Jack & Millie
- Genre: Comedy
- Running time: 28 minutes
- Country of origin: United Kingdom
- Language: English
- Home station: BBC Radio 4
- Starring: Rebecca Front Jeremy Front
- Written by: Jeremy Front
- Directed by: David Tyler
- Produced by: David Tyler
- Original release: 23 February 2017
- No. of series: 1
- No. of episodes: 5
- Audio format: Stereophonic sound

= Jack & Millie =

BBC Radio show

Jack & Millie is a radio sitcom written and created by Jeremy Front and directed and produced by David Tyler. It is centred around Jack and Millie, an older couple who are fully engaged with contemporary life while being at war with the absurdities of the modern world. The show stars real life brother and sister Jeremy and Rebecca Front, and is based on two devised characters that the siblings had been improvising for years.

==Episodes==

| No. | Title | Original release date |
| 1 | "Kafka Died at 39" | 23 February 2017 |
A phone, a strudel and Franz Kafka combine to make Jack and Millie's day rather complicated. The couple also have to get to grips with a French daughter-in-law, gassy beer, Eye-Closing Leon and a married lifetime's-worth of verbal sparring.
| 2 | "Death and the Maven" | 18 July 2018 |
When Film Club Leo dies suddenly, Jack and Millie have to make a choice between good behaviour and cheesecake.
| 3 | "Special Lunch" | 25 July 2018 |
Jack and Millie have a son. And Melvin has an app. And Melvin's wife Delphine has a dog. And Daniel Craig has both his eyebrows.
| 4 | "Deliver Us From eBay" | 1 August 2018 |
Jack and Millie discover the 11th commandment. Thou shalt not try and please a son's scary ex-girlfriend.

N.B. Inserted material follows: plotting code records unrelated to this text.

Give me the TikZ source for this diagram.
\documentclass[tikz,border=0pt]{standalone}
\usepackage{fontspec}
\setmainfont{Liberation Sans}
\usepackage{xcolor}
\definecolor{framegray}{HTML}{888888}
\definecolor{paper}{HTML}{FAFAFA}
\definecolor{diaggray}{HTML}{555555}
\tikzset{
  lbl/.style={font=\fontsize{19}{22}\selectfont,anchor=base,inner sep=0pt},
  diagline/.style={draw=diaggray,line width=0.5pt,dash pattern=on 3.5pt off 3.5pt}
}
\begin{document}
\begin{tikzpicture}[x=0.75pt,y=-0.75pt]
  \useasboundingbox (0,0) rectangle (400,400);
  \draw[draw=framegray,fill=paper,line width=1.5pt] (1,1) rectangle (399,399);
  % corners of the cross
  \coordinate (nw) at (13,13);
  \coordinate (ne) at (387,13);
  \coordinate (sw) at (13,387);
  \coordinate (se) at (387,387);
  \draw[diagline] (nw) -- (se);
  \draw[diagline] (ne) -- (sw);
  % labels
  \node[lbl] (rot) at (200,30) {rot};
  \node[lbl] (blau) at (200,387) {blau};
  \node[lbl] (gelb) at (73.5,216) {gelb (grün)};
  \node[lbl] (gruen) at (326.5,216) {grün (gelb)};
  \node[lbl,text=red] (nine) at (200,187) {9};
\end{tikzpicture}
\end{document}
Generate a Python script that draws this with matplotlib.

And what is really in the mysterious neighbour's packages?
| 5 | "The Kids Are Alright" | 8 August 2018 |
All grandkids make mistakes, but only Jack and Millie's do it quite so loudly - and on video.

==Reception==
The show was celebrated in the Jewish Chronicle as playing against stereotypes, and The Cambridge Geek praised the pilot episode, giving the series 4 stars and writing that "these two have been putting out good stuff long enough that they get an automatic listen".